Lloyd Harris was born in Ringgold, Georgia--the second-youngest of five children.  If he were still alive today, I'd call and wish him a happy 92nd birthday--and he'd answer the phone singing, "Happy Birthday to me!" He always did that.

He was the kind of daddy whose presence a daughter feels every day, not just on his birthday.  He was funny.  Unlike me, he could always remember jokes and he knew just which person would appreciate which joke.  He delivered many one-liners that we still repeat in our family.

Like "Hide the pie!"  If someone came to the door during mealtimes, he'd say "Hide the pie!"--whether we had pie or not.

Like "Letting the raw side drag....."
On our last visit, May 2002, before he died the following July, he was a strong and healthy 80-year-old with twinkly blue eyes.  We were walking in his neighborhood when he said, "Linda Gayle, I can tell you're living your life your own way--just letting the raw side drag."

"What does that mean?" I asked him.

"I don't know," he said.  "Sometimes I say things I don't know what it means."

When I drove into their driveway, he was always standing at the door waiting, then he'd rush out to the car and hug me and say, "Come in this house!"

He could get on tirades about things that struck him as wrong in the world, but he never once expressed any anger toward me.  I never saw him yell at anyone.

The last time I saw him, he was in intensive care for pneumonia.  When I arrived at the ICU, he hugged me through all the tubes, then he wrote on a cardboard fan, "Pencil, I want to write you a note."

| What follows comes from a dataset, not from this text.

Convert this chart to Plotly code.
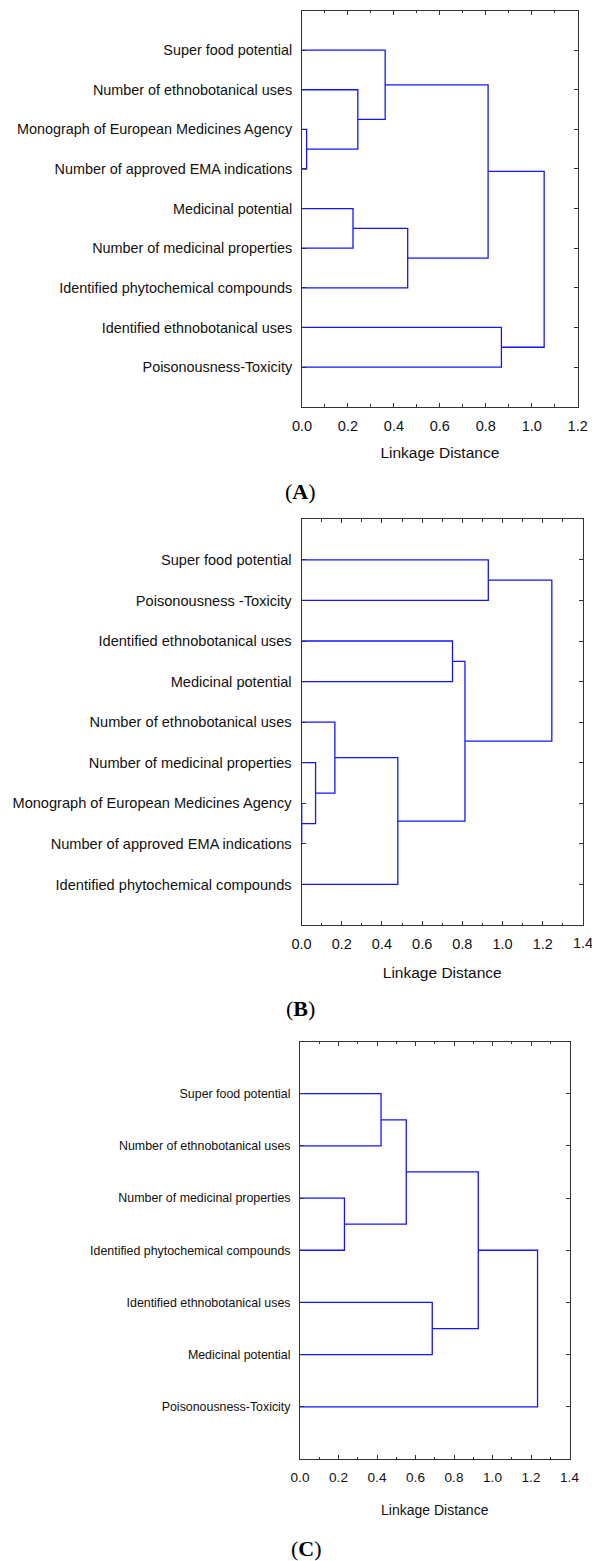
import plotly.graph_objects as go

W, H = 592, 1561

# ---------------- data ----------------
labels_a = ["Super food potential", "Number of ethnobotanical uses",
            "Monograph of European Medicines Agency", "Number of approved EMA indications",
            "Medicinal potential", "Number of medicinal properties",
            "Identified phytochemical compounds", "Identified ethnobotanical uses",
            "Poisonousness-Toxicity"]
# merges: new cluster id = n_leaves + merge index
merge_a_left = [2, 1, 0, 4, 12, 11, 7, 14]
merge_a_right = [3, 9, 10, 5, 6, 13, 8, 15]
merge_a_dist = [0.020, 0.243, 0.362, 0.222, 0.460, 0.810, 0.868, 1.054]

labels_b = ["Super food potential", "Poisonousness -Toxicity",
            "Identified ethnobotanical uses", "Medicinal potential",
            "Number of ethnobotanical uses", "Number of medicinal properties",
            "Monograph of European Medicines Agency", "Number of approved EMA indications",
            "Identified phytochemical compounds"]
merge_b_left = [6, 5, 4, 11, 2, 13, 0, 15]
merge_b_right = [7, 9, 10, 8, 3, 12, 1, 14]
merge_b_dist = [0.001, 0.070, 0.166, 0.479, 0.751, 0.813, 0.929, 1.245]

labels_c = ["Super food potential", "Number of ethnobotanical uses",
            "Number of medicinal properties", "Identified phytochemical compounds",
            "Identified ethnobotanical uses", "Medicinal potential",
            "Poisonousness-Toxicity"]
merge_c_left = [0, 2, 7, 4, 9, 11]
merge_c_right = [1, 3, 8, 5, 10, 6]
merge_c_dist = [0.421, 0.231, 0.552, 0.687, 0.926, 1.234]

panel_names = ["A", "B", "C"]
x_max = [1.2, 1.4, 1.4]
x_tickvals = [[0.0, 0.2, 0.4, 0.6, 0.8, 1.0, 1.2],
              [0.0, 0.2, 0.4, 0.6, 0.8, 1.0, 1.2, 1.4],
              [0.0, 0.2, 0.4, 0.6, 0.8, 1.0, 1.2, 1.4]]
axis_title = "Linkage Distance"

# ---------------- layout geometry (pixels) ----------------
boxes = [  # x0, x1, ytop, ybottom
    (302.0, 577.7, 10.5, 406.7),
    (301.5, 583.0, 519.3, 925.0),
    (300.0, 569.5, 1041.5, 1459.0),
]
label_pos = [(300, 491), (300, 1008), (306, 1548)]
label_size = [14.4, 14.6, 12.4]
tick_size = [14.5, 14.5, 13.6]
title_size = [15.5, 15.5, 14]
title_standoff = [14, 15, 20]

LINE = "#1414ff"
AX = "#333333"
SANS = "Liberation Sans, Arial, sans-serif"


def dendro_path(n, left, right, dist):
    ypos = {i: i + 1 for i in range(n)}
    xpos = {i: 0.0 for i in range(n)}
    xs, ys = [], []
    for k, (a, b, d) in enumerate(zip(left, right, dist)):
        ya, yb = ypos[a], ypos[b]
        xs += [xpos[a], d, d, xpos[b], None]
        ys += [ya, ya, yb, yb, None]
        ypos[n + k] = (ya + yb) / 2
        xpos[n + k] = d
    return xs, ys


fig = go.Figure()
data = [(labels_a, merge_a_left, merge_a_right, merge_a_dist),
        (labels_b, merge_b_left, merge_b_right, merge_b_dist),
        (labels_c, merge_c_left, merge_c_right, merge_c_dist)]

for i, (labs, l, r, d) in enumerate(data):
    n = len(labs)
    xs, ys = dendro_path(n, l, r, d)
    sfx = "" if i == 0 else str(i + 1)
    fig.add_trace(go.Scatter(x=xs, y=ys, mode="lines",
                             line=dict(color=LINE, width=1.3),
                             xaxis="x" + sfx, yaxis="y" + sfx,
                             hoverinfo="skip", showlegend=False))
    x0, x1, yt, yb = boxes[i]
    fig.layout["xaxis" + sfx] = dict(
        domain=[x0 / W, x1 / W], anchor="y" + sfx, automargin=False,
        range=[0, x_max[i]], tickvals=x_tickvals[i],
        tickformat=".1f", ticks="inside", ticklen=4, tickwidth=1,
        tickcolor=AX, showline=True, linecolor=AX, linewidth=1,
        mirror="allticks", showgrid=False, zeroline=False,
        minor=dict(ticks="inside", dtick=0.1, ticklen=2.5, tickcolor=AX, showgrid=False),
        tickfont=dict(family=SANS, size=tick_size[i], color="#111111"),
        ticklabelstandoff=6,
        title=dict(text=axis_title, standoff=title_standoff[i],
                   font=dict(family=SANS, size=title_size[i], color="#111111")),
    )
    fig.layout["yaxis" + sfx] = dict(
        domain=[1 - yb / H, 1 - yt / H], anchor="x" + sfx, automargin=False,
        range=[n + 1, 0], tickvals=list(range(1, n + 1)), ticktext=labs,
        ticks="inside", ticklen=4, tickwidth=1, tickcolor=AX,
        showline=True, linecolor=AX, linewidth=1, mirror="allticks",
        showgrid=False, zeroline=False, ticklabelstandoff=6,
        tickfont=dict(family=SANS, size=label_size[i], color="#111111"),
    )
    lx, ly = label_pos[i]
    fig.add_annotation(text="(<b>%s</b>)" % panel_names[i], x=lx / W, y=1 - ly / H,
                       xref="paper", yref="paper", showarrow=False,
                       xanchor="center", yanchor="middle",
                       font=dict(family="Liberation Serif, Times New Roman, serif",
                                 size=22, color="#000000"))

# the last tick label of panel B runs past the page edge (cut off, as in the original);
# plotly drops such labels, so it is placed on the axis scale as an annotation
fig.add_annotation(text="%.1f" % x_tickvals[1][-1], x=x_tickvals[1][-1], xref="x2",
                   y=1 - 943.3 / H, yref="paper", showarrow=False,
                   xanchor="center", yanchor="middle",
                   font=dict(family=SANS, size=tick_size[1], color="#111111"))

fig.update_layout(width=W, height=H, margin=dict(l=0, r=0, t=0, b=0, autoexpand=False),
                  paper_bgcolor="white", plot_bgcolor="white", showlegend=False)

fig.write_html("out.html", config={"displayModeBar": False, "responsive": False},
               post_script="document.body.style.margin='0';document.body.style.padding='0';"
                           "document.documentElement.style.overflow='hidden';")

He was confused--in that he was already writing with a pencil--but I went out into the hall as if to find him one.  When I came back, he was asleep.  I never knew what he'd have written in that note.

On the day before he died, I got an email from my friend Gary in Texas (he who himself died a year and a half ago): "Linda, you've had more than most people ever do.  Lloyd will never leave you because he's given you yourself, a deep sense of worth and belovedness....Nothing can undermine that.  You'll always have your daddy."

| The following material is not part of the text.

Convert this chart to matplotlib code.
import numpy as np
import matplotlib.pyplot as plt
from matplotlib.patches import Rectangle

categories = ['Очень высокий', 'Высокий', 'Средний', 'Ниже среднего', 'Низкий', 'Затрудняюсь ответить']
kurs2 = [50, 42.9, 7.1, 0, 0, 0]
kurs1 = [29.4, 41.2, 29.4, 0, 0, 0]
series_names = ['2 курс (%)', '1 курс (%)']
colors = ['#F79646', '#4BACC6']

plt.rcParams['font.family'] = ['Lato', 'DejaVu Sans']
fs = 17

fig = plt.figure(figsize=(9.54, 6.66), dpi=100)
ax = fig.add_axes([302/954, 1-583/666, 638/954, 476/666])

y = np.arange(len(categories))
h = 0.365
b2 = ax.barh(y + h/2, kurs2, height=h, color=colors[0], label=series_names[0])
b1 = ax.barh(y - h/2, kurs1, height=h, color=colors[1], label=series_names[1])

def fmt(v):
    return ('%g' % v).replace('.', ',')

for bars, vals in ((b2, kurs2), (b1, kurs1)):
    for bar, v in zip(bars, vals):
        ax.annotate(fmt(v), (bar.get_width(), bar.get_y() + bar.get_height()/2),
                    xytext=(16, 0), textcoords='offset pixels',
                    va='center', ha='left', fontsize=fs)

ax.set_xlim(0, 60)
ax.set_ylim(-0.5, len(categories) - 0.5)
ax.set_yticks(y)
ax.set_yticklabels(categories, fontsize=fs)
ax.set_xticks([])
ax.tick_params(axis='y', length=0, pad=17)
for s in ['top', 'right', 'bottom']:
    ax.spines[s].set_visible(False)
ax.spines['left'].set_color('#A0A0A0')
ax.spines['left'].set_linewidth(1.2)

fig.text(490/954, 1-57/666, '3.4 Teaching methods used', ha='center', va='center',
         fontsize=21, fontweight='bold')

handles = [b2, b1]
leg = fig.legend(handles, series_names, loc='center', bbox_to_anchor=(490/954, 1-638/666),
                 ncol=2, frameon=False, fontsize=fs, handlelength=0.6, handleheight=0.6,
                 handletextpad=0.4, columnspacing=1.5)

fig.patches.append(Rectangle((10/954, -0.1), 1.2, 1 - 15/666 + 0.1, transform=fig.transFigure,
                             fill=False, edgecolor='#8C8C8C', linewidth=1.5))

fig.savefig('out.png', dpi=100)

It's true: I'll always have him, in my heart, in memories, and in hunches I feel from time to time that seem like messages from him.

Even so, I wish I had him right here, at my house, and that I could make him a pound cake or a banana pudding! I wish he could see what a cool little house this is, the one he gave me for a Christmas present.  I wish that all his great-grandchildren could know and love him--like everyone who ever met him did.


On my wedding day, 1967. 

"I wouldn't change a thing about that boy!"
Lloyd always said about Will.
Here he is, in Helotes, teaching Will to play the guitar.

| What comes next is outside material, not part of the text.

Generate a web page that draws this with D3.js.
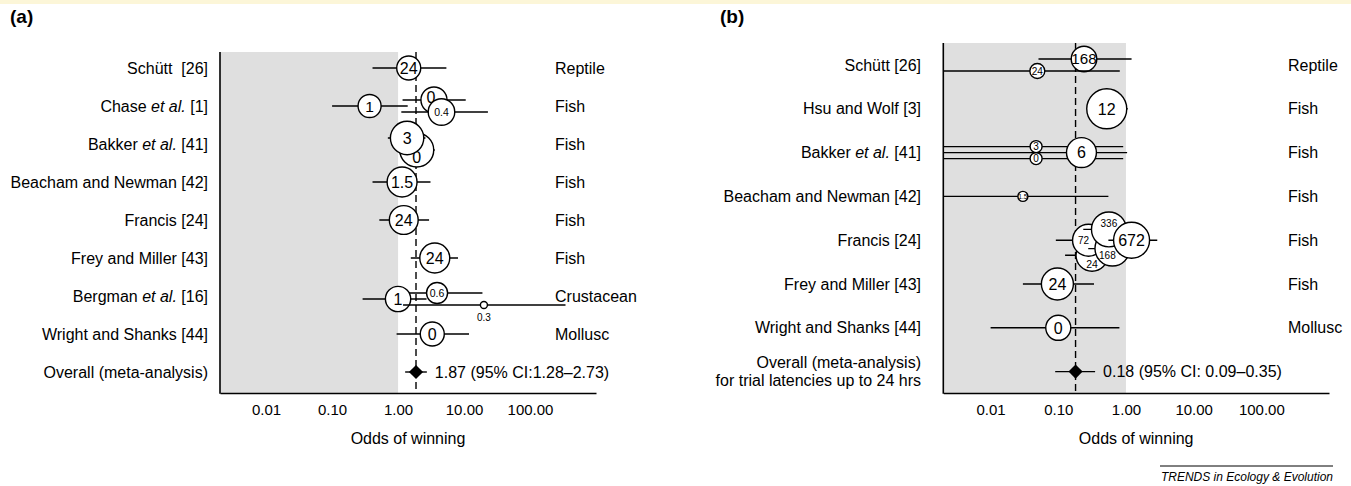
<!DOCTYPE html>
<html>
<head>
<meta charset="utf-8">
<title>Odds of winning</title>
<script src="https://d3js.org/d3.v7.min.js"></script>
<style>
  body { margin: 0; background: #fff; }
  text { font-family: 'Liberation Sans', Arial, Helvetica, sans-serif; fill: #000; }
</style>
</head>
<body>
<script>
// ---------- data ----------
var oddsTicks = [0.01, 0.1, 1, 10, 100];

// panel (a)
var studiesA = ["Schütt  [26]", "Chase et al. [1]", "Bakker et al. [41]", "Beacham and Newman [42]",
                "Francis [24]", "Frey and Miller [43]", "Bergman et al. [16]", "Wright and Shanks [44]",
                "Overall (meta-analysis)"];
var groupsA = ["Reptile", "Fish", "Fish", "Fish", "Fish", "Fish", "Crustacean", "Mollusc"];
// row, lane (sub-entry within study), odds ratio, lower, upper, weight, label
var pointsA = [
  {row: 0, lane: 0,    or: 1.45, lo: 0.41, hi: 5.4,  w: 9,    lab: "24"},
  {row: 1, lane: 0,    or: 0.37, lo: 0.10, hi: 1.4,  w: 8.3,  lab: "1"},
  {row: 1, lane: -1,   or: 3.5,  lo: 1.17, hi: 10.6, w: 10.6, lab: "0"},
  {row: 1, lane: 1,    or: 4.55, lo: 1.12, hi: 23,   w: 11,   lab: "0.4"},
  {row: 2, lane: 1,    or: 1.92, lo: 1.2,  hi: 3.6,  w: 18,   lab: "0"},
  {row: 2, lane: -1,   or: 1.37, lo: 0.70, hi: 2.6,  w: 17.4, lab: "3"},
  {row: 3, lane: 0,    or: 1.15, lo: 0.41, hi: 3.1,  w: 14,   lab: "1.5"},
  {row: 4, lane: 0,    or: 1.22, lo: 0.52, hi: 2.95, w: 13,   lab: "24"},
  {row: 5, lane: 0,    or: 3.6,  lo: 1.56, hi: 8.1,  w: 14,   lab: "24"},
  {row: 6, lane: -0.5, or: 3.9,  lo: 1.1,  hi: 19,   w: 6.9,  lab: "0.6"},
  {row: 6, lane: 0.5,  or: 1.0,  lo: 0.29, hi: 2.7,  w: 10,   lab: "1"},
  {row: 6, lane: 1.5,  or: 20,   lo: 1.19, hi: 345,  w: 0.77, lab: "0.3"},
  {row: 7, lane: 0,    or: 3.3,  lo: 0.95, hi: 11.9, w: 9,    lab: "0"}
];
var overallA = [1.87, 1.28, 2.73];
var overallTextA = "1.87 (95% CI:1.28–2.73)";

// panel (b)
var studiesB = ["Schütt [26]", "Hsu and Wolf [3]", "Bakker et al. [41]", "Beacham and Newman [42]",
                "Francis [24]", "Frey and Miller [43]", "Wright and Shanks [44]",
                "Overall (meta-analysis)\nfor trial latencies up to 24 hrs"];
var groupsB = ["Reptile", "Fish", "Fish", "Fish", "Fish", "Fish", "Mollusc"];
var pointsB = [
  {row: 0, lane: -1,   or: 0.24,  lo: 0.051, hi: 1.21, w: 10.2,  lab: "168"},
  {row: 0, lane: 1,    or: 0.049, lo: 0.001, hi: 0.81, w: 3.5,   lab: "24"},
  {row: 1, lane: 0,    or: 0.52,  lo: 0.27,  hi: 1.06, w: 25,    lab: "12"},
  {row: 2, lane: -1,   or: 0.047, lo: 0.001, hi: 0.91, w: 2.25,  lab: "3"},
  {row: 2, lane: 1,    or: 0.047, lo: 0.001, hi: 0.91, w: 2.25,  lab: "0"},
  {row: 2, lane: 0,    or: 0.22,  lo: 0.001, hi: 1.04, w: 14,    lab: "6"},
  {row: 3, lane: 0,    or: 0.030, lo: 0.001, hi: 0.55, w: 1.56,  lab: "1.5"},
  {row: 4, lane: 2.5,  or: 0.315, lo: 0.126, hi: 0.6,  w: 16,    lab: "24"},
  {row: 4, lane: 0,    or: 0.28,  lo: 0.092, hi: 0.55, w: 16,    lab: "72"},
  {row: 4, lane: 1.4,  or: 0.63,  lo: 0.277, hi: 1.25, w: 19,    lab: "168"},
  {row: 4, lane: -1.8, or: 0.56,  lo: 0.234, hi: 1.1,  w: 19,    lab: "336"},
  {row: 4, lane: 0,    or: 1.21,  lo: 0.55,  hi: 2.9,  w: 20.25, lab: "672"},
  {row: 5, lane: 0,    or: 0.097, lo: 0.030, hi: 0.337, w: 16,   lab: "24"},
  {row: 6, lane: 0,    or: 0.1,   lo: 0.01,  hi: 0.80, w: 9.8,   lab: "0"}
];
var overallB = [0.18, 0.09, 0.35];
var overallTextB = "0.18 (95% CI: 0.09–0.35)";

// ---------- drawing ----------
var svg = d3.select("body").append("svg")
    .attr("width", 1351)
    .attr("height", 486);

// thin pale strip at the very top
svg.append("rect").attr("x", 0).attr("y", 0).attr("width", 1351).attr("height", 4).attr("fill", "#fcf6d8");

var rScale = d3.scaleSqrt().domain([0, 100]).range([0, 40]);
var laneStep = 6;

// label nudges where circles overlap (layout only)
var labelTweak = {
  "a1-0": {dx: -3, dy: -3},
  "a1-0.4": {size: 10.5},
  "a2-0": {dy: 7},
  "a6-0.6": {size: 10.5},
  "b2-3": {size: 10},
  "b2-0": {size: 10},
  "b4-24": {dy: 9, size: 10.5},
  "b4-72": {dx: -5, size: 10},
  "b4-168": {dx: -5, dy: 7, size: 10},
  "b4-336": {dy: -6.5, size: 10}
};

function labelSize(r, lab) {
  var len = lab.length - (lab.indexOf(".") >= 0 ? 0.5 : 0);
  return Math.min(16, 1.35 * r, 2 * r / (0.56 * len));
}

function studyText(sel, s) {
  var parts = s.split("et al.");
  if (parts.length === 1) { sel.text(s); return; }
  sel.append("tspan").text(parts[0]);
  sel.append("tspan").style("font-style", "italic").text("et al.");
  sel.append("tspan").text(parts[1]);
}

function drawPanel(cfg) {
  var g = svg.append("g");

  var x = d3.scaleLog().domain([0.002, 1000]).range([cfg.x0, cfg.x1]).clamp(true);
  var y = d3.scaleLinear().domain([0, 1]).range([cfg.rowY0, cfg.rowY0 + cfg.rowStep]);

  // shaded region (odds < 1)
  g.append("rect")
    .attr("x", cfg.x0).attr("y", cfg.top)
    .attr("width", x(1) - cfg.x0).attr("height", cfg.bottom - cfg.top)
    .attr("fill", "#dfdfdf");

  // overall estimate dashed line
  g.append("line")
    .attr("x1", x(cfg.overall[0])).attr("x2", x(cfg.overall[0]))
    .attr("y1", cfg.top).attr("y2", cfg.bottom)
    .attr("stroke", "#000").attr("stroke-width", 1.4)
    .attr("stroke-dasharray", "7,4");

  // axes
  g.append("line")
    .attr("x1", cfg.x0).attr("x2", cfg.x0)
    .attr("y1", cfg.top).attr("y2", cfg.bottom + 0.75)
    .attr("stroke", "#000").attr("stroke-width", 1.6);

  var xAxis = g.append("g")
    .attr("transform", "translate(0," + cfg.bottom + ")")
    .call(d3.axisBottom(x).tickValues(oddsTicks).tickFormat(d3.format(".2f"))
      .tickSize(0).tickSizeOuter(0).tickPadding(11));
  xAxis.select(".domain").attr("stroke-width", 1.6);
  xAxis.selectAll("text")
    .style("font-family", "'Liberation Sans', Arial, sans-serif")
    .style("font-size", "15px").attr("fill", "#222");

  g.append("text")
    .attr("x", (cfg.x0 + cfg.x1) / 2).attr("y", cfg.bottom + 51)
    .attr("text-anchor", "middle").style("font-size", "16px")
    .text("Odds of winning");

  // study labels
  cfg.studies.forEach(function(s, i) {
    var lines = s.split("\n");
    lines.forEach(function(line, k) {
      var t = g.append("text")
        .attr("x", cfg.labelRight)
        .attr("y", y(i) + (k - (lines.length - 1) / 2) * 18)
        .attr("dy", "0.35em")
        .attr("text-anchor", "end")
        .style("white-space", "pre")
        .style("font-size", "16px");
      studyText(t, line);
    });
  });

  // taxon labels
  cfg.groups.forEach(function(s, i) {
    g.append("text")
      .attr("x", cfg.groupX).attr("y", y(i)).attr("dy", "0.35em")
      .style("font-size", "16px")
      .text(s);
  });

  // study points
  cfg.points.forEach(function(d) {
    var cy = y(d.row) + d.lane * laneStep;
    var r = rScale(d.w);
    var key = cfg.id + d.row + "-" + d.lab;
    var tw = labelTweak[key] || {};

    g.append("line")
      .attr("x1", x(d.lo)).attr("x2", x(d.hi))
      .attr("y1", cy).attr("y2", cy)
      .attr("stroke", "#000").attr("stroke-width", 1.4);

    g.append("circle")
      .attr("cx", x(d.or)).attr("cy", cy).attr("r", r)
      .attr("fill", "#fff").attr("stroke", "#000").attr("stroke-width", 1.4);

    if (r < 4.5) {
      g.append("text")
        .attr("x", x(d.or)).attr("y", cy + r + 9).attr("dy", "0.35em")
        .attr("text-anchor", "middle").style("font-size", "10px").attr("fill", "#333")
        .text(d.lab);
    } else {
      var fs = tw.size || labelSize(r, d.lab);
      g.append("text")
        .attr("x", x(d.or) + (tw.dx || 0)).attr("y", cy + (tw.dy || 0))
        .attr("dy", "0.36em").attr("text-anchor", "middle")
        .style("font-size", fs + "px")
        .attr("fill", fs < 12 ? "#333" : "#000")
        .text(d.lab);
    }
  });

  // overall estimate
  var oy = y(cfg.studies.length - 1);
  g.append("line")
    .attr("x1", x(cfg.overall[1])).attr("x2", x(cfg.overall[2]))
    .attr("y1", oy).attr("y2", oy)
    .attr("stroke", "#000").attr("stroke-width", 1.4);
  g.append("path")
    .attr("d", d3.symbol().type(d3.symbolSquare).size(100)())
    .attr("transform", "translate(" + x(cfg.overall[0]) + "," + oy + ") rotate(45)")
    .attr("fill", "#000");
  g.append("text")
    .attr("x", x(cfg.overall[2]) + 8).attr("y", oy).attr("dy", "0.35em")
    .style("font-size", "16px")
    .text(cfg.overallText);

  // panel tag
  g.append("text")
    .attr("x", cfg.tagX).attr("y", 23)
    .style("font-size", "19px").style("font-weight", "bold")
    .text(cfg.tag);
}

drawPanel({
  id: "a", tag: "(a)", tagX: 10,
  x0: 220, x1: 596, top: 52, bottom: 393,
  rowY0: 68, rowStep: 38,
  labelRight: 208, groupX: 555,
  studies: studiesA, groups: groupsA, points: pointsA,
  overall: overallA, overallText: overallTextA
});

drawPanel({
  id: "b", tag: "(b)", tagX: 720,
  x0: 943.3, x1: 1329, top: 43, bottom: 393,
  rowY0: 65, rowStep: 43.8,
  labelRight: 921, groupX: 1288,
  studies: studiesB, groups: groupsB, points: pointsB,
  overall: overallB, overallText: overallTextB
});

// journal footer
svg.append("line")
  .attr("x1", 1160).attr("x2", 1333).attr("y1", 466).attr("y2", 466)
  .attr("stroke", "#000").attr("stroke-width", 1);
svg.append("text")
  .attr("x", 1333).attr("y", 481)
  .attr("text-anchor", "end")
  .style("font-size", "12px").style("font-style", "italic")
  .text("TRENDS in Ecology & Evolution");
</script>
</body>
</html>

These two were "best buddies." 

Daisy and Granddaddy and Will

I wish Lloyd knew that Will and Veronica would get married!
This was back when they were dating in high school;
they went their separate ways for 13 years, then found each other again.
Here we are celebrating their 18th birthdays!


In the last year of his life, Lloyd and Carlene went to Virginia to meet Baby Jackson.
I hope Jackson remembers this day in some way!
 I wish Lloyd could see him now: almost a teenager!